BBEnergy funded the development of earlier prototypes and unveiled its locally developed product prototype in late 2010.

The CSP collector uses the linear Fresnel configuration and tracks the sun with large glass mirrors mounted on a steel support structure. The reflected energy heats the water in the piping to produce high-pressure steam.

The CSP collector being built at the Rosherville facility will be 14 m wide and 20 m long. It consists of two modules, which are expected to provide a maximum heat power output of 150 kW and about 1400 kWh a day, which will fluctuate according to seasonal changes. The system generates heat rather than electricity.

While linear Fresnel is not a new technology, Eskom is interested in the high degree of local content in this particular demonstration, as the power utility has a strong supplier development and localisation mandate.

“In the event of bad weather, during which the mirrors might be damaged, the system automatically flips the mirrors face-down for protection,” explains BBEnergy MD Chris Nell.

He adds that the system is the first in South Africa and is made of locally available components to support the local economy and reduce the cost of materials.
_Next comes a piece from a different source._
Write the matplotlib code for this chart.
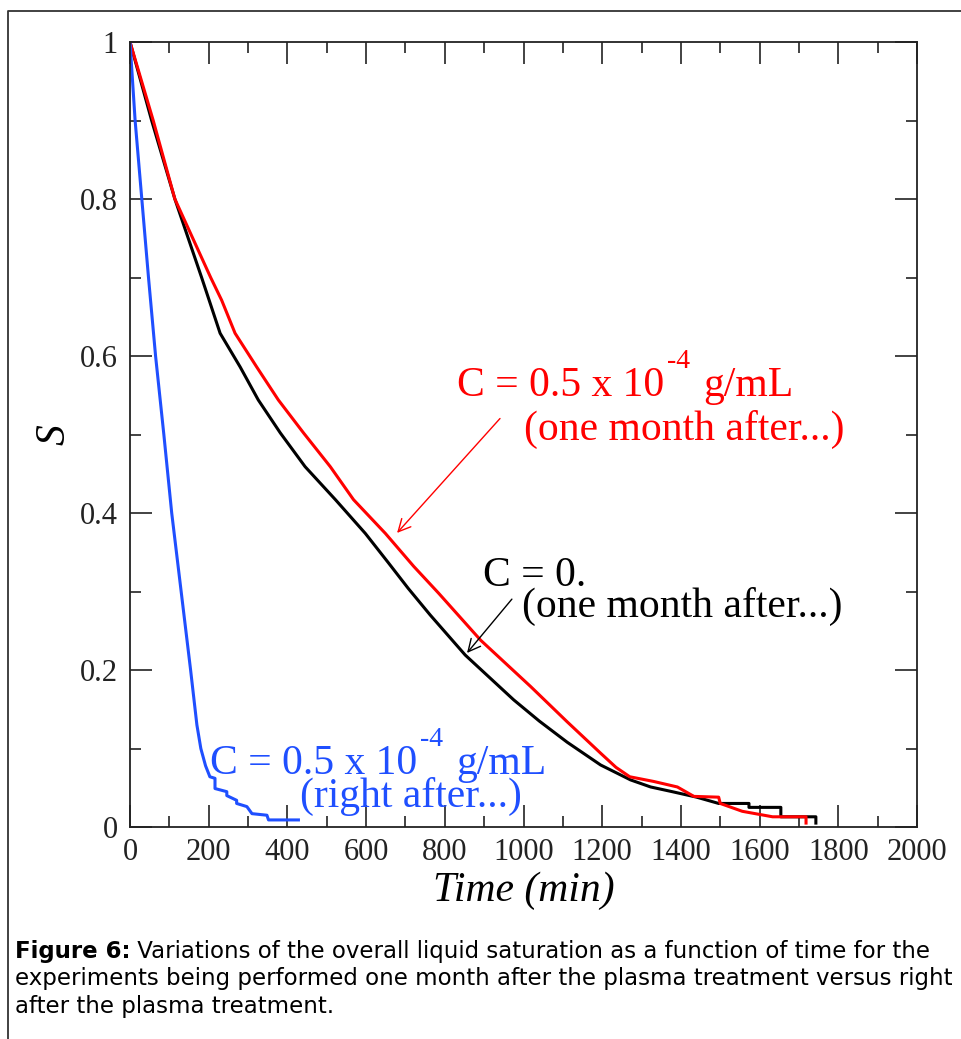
import matplotlib
matplotlib.use('Agg')
import matplotlib.pyplot as plt
from matplotlib.lines import Line2D

plt.rcParams['font.family'] = ['Liberation Serif', 'DejaVu Serif']

# black curve: C = 0, one month after
t_black = [0, 55, 114, 182, 229, 280, 326, 382, 445, 522, 598, 656, 707, 763, 852,
           975, 1040, 1111, 1196, 1272, 1323, 1378, 1440, 1496, 1573, 1573, 1654, 1654,
           1743, 1743]
s_black = [1.0, 0.9, 0.8, 0.7, 0.629, 0.586, 0.544, 0.502, 0.459, 0.417, 0.374, 0.337,
           0.304, 0.27, 0.219, 0.162, 0.135, 0.108, 0.079, 0.06, 0.051, 0.045, 0.038,
           0.03, 0.03, 0.025, 0.025, 0.013, 0.013, 0.005]

# red curve: C = 0.5e-4 g/mL, one month after
t_red = [0, 59, 114, 205, 233, 267, 322, 377, 441, 509, 568, 649, 721, 784, 891, 1018,
         1111, 1196, 1235, 1270, 1331, 1391, 1433, 1496, 1500, 1556, 1633, 1718, 1718]
s_red = [1.0, 0.9, 0.8, 0.7, 0.671, 0.629, 0.586, 0.544, 0.502, 0.459, 0.417, 0.374,
         0.332, 0.298, 0.238, 0.179, 0.134, 0.094, 0.076, 0.064, 0.058, 0.051, 0.039,
         0.038, 0.03, 0.02, 0.013, 0.013, 0.005]

# blue curve: C = 0.5e-4 g/mL, right after
t_blue = [0, 13, 30, 47, 65, 86, 106, 130, 154, 170, 180, 192, 203, 216, 216, 246, 246,
          271, 271, 297, 310, 348, 352, 428]
s_blue = [1.0, 0.9, 0.8, 0.7, 0.6, 0.5, 0.4, 0.3, 0.2, 0.13, 0.1, 0.078, 0.064, 0.062,
          0.049, 0.045, 0.04, 0.034, 0.03, 0.026, 0.017, 0.015, 0.009, 0.009]

xticks = [0, 200, 400, 600, 800, 1000, 1200, 1400, 1600, 1800, 2000]
yticks = [0, 0.2, 0.4, 0.6, 0.8, 1.0]
ylabels = ['0', '0.2', '0.4', '0.6', '0.8', '1']

caption_bold = 'Figure 6:'
caption_lines = [' Variations of the overall liquid saturation as a function of time for the',
                 'experiments being performed one month after the plasma treatment versus right',
                 'after the plasma treatment.']

W, H = 961, 1039
fig = plt.figure(figsize=(W / 100, H / 100), dpi=100)
ax = fig.add_axes([130 / W, 1 - 827 / H, 787 / W, 785 / H])
r = fig.canvas.get_renderer()

ax.plot(t_black, s_black, color='black', lw=2.2)
ax.plot(t_red, s_red, color='#ff0000', lw=2.2)
ax.plot(t_blue, s_blue, color='#1f4fff', lw=2.2)

ax.set_xlim(0, 2000)
ax.set_ylim(0, 1)
ax.set_xticks(xticks)
ax.set_xticklabels([str(v) for v in xticks])
ax.set_yticks(yticks)
ax.set_yticklabels(ylabels)
ax.set_xticks(range(100, 2000, 200), minor=True)
ax.set_yticks([0.1, 0.3, 0.5, 0.7, 0.9], minor=True)
ax.tick_params(which='both', direction='in', top=True, right=True, width=1.2,
               colors='#222222', labelsize=22, labelcolor='#222222')
ax.tick_params(which='major', length=16)
ax.tick_params(which='minor', length=8)
ax.tick_params(axis='x', pad=8)
ax.tick_params(axis='y', pad=9)
for sp in ax.spines.values():
    sp.set_linewidth(1.3)
    sp.set_color('#222222')

ax.set_xlabel('Time (min)', fontsize=30, style='italic', labelpad=3)
ax.set_ylabel('S', fontsize=30, style='italic', labelpad=4)


def conc_label(x, y, color):
    # "C = 0.5 x 10^-4 g/mL" with a small hyphen superscript, as in the original
    t1 = ax.text(x, y, 'C = 0.5 x 10', color=color, fontsize=30)
    bb = t1.get_window_extent(r)
    t2 = ax.annotate('-4', xy=(x, y), xytext=(bb.width * 0.72 + 2, 20),
                     textcoords='offset points', color=color, fontsize=20)
    bb2 = t2.get_window_extent(r)
    ax.annotate('g/mL', xy=(x, y), xytext=((bb2.x1 - bb.x0) * 0.72 + 9, 0),
                textcoords='offset points', color=color, fontsize=30)


# annotations
conc_label(832, 0.549, '#ff0000')
ax.text(1000, 0.493, '(one month after...)', color='#ff0000', fontsize=30)
ax.annotate('', xy=(674, 0.372), xytext=(945, 0.523),
            arrowprops=dict(arrowstyle='->', color='#ff0000', lw=1, mutation_scale=22))
ax.text(896, 0.307, 'C = 0.', color='black', fontsize=30)
ax.text(997, 0.2675, '(one month after...)', color='black', fontsize=30)
ax.annotate('', xy=(852, 0.219), xytext=(975, 0.293),
            arrowprops=dict(arrowstyle='->', color='black', lw=1, mutation_scale=22))
conc_label(204, 0.068, '#1f4fff')
ax.text(433, 0.0255, '(right after...)', color='#1f4fff', fontsize=30)

# outer frame (top and left only)
fig.add_artist(Line2D([8 / W, 8 / W, 1], [0, 1 - 11 / H, 1 - 11 / H], color='#333333',
                      lw=1.3, transform=fig.transFigure))

# caption
cap_font = ['DejaVu Sans']
cap_size = 16.5
ys = [958, 985, 1013]
tb = fig.text(15 / W, 1 - ys[0] / H, caption_bold, fontsize=cap_size, fontweight='bold',
              family=cap_font, va='baseline')
bb = tb.get_window_extent(r)
fig.text(bb.x1 / W, 1 - ys[0] / H, caption_lines[0], fontsize=cap_size, family=cap_font,
         va='baseline')
for line, y in zip(caption_lines[1:], ys[1:]):
    fig.text(15 / W, 1 - y / H, line, fontsize=cap_size, family=cap_font, va='baseline')

fig.savefig('out.png', dpi=100)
The technology is the result of South African engineering, materials and labour, and has the potential to create a significant number of local jobs.

BBEnergy specialist engineer Ross Wilson designed the system after the company had considered solar energy as an energy-saving initiative for mine cooling and ventilation systems.

The company is currently designing a number of larger installations for industrial clients. Wilson notes that the next installation will probably have an output of 1.2 MW and about 11.2 MWh a day of solar thermal energy, using 16 modules in a 30 m × 80 m field at a site near Klerksdorp.